Are kids really so fragile nowadays that everyone has to "win a prize"? Doesn't this just set them up for even bigger disappointment later in life - the day someone finally tells them they didn't make the cut. Don't they hold auditions anymore? And where's the teacher/advisor in all of this? If everyone makes it to the show, then the kids should get some direction. Instead of standing in one spot pretending to lip synch, how about singing Twinkle Twinkle Little Star or London Bridges for real? It's cute, over in 15 seconds, and really lets kids feel like they've accomplished something.

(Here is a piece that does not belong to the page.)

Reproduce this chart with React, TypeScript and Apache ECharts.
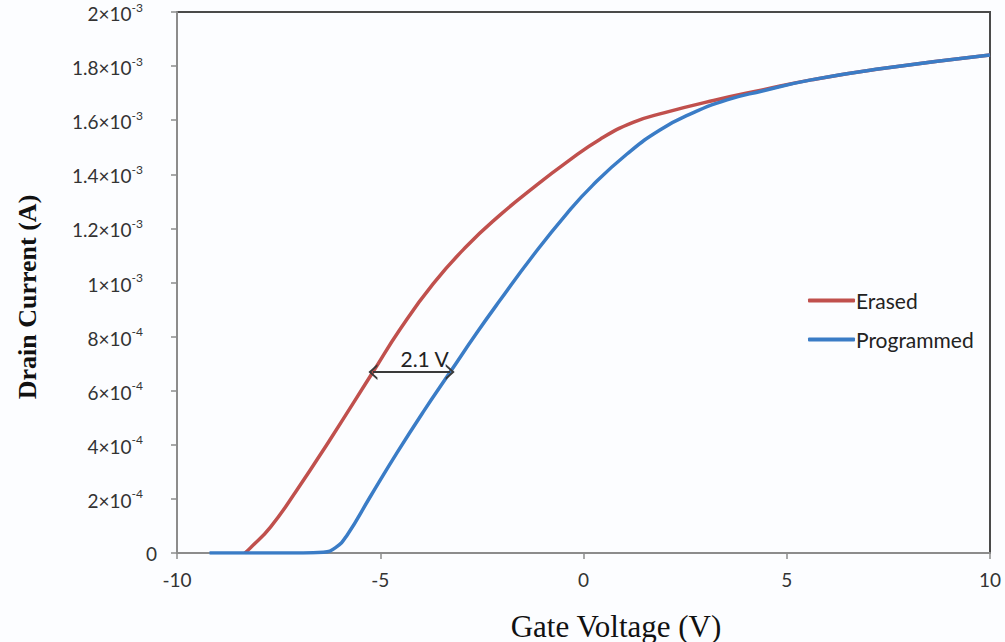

Hopefully The Boy will fair better when the day his school talent show rolls around. But if he's not dancing like a monkey to a organ grinder, I'm pulling the plug.

Tuesday, September 02, 2008

Chapter 5, I think

I should know these things, major milestones in The Boy's life, but I all I really remember are the significant ones - birthdays, first steps, solid food, potty - the rest just blur together like a lost weekend.

Today is one I'll remember, The Boy's first day at full-time daycare. For the past two years my parents have commuted from Victoria to Vancouver to watch him two days a week. While they never complained, I'm sure it wore on them; it definitely wore on P and me. I love them and all that, but at my age living with my parents again, even two days a week, took some getting used to. And it really put a damper on my hobby of inappropriate nudity, which primarily involves windows and a lot of stretching. But Dad kept drawing the curtains and demanding pants - it was like I was 15 again.

Draconian slacks policy aside, it's a little weird not having them around. The Boy loved their visits, and it was nice to come home to a freshly cut lawn and dinner once in a while. Not having them around also means that The Boy is growing up, which is probably the weirdest feeling of them all.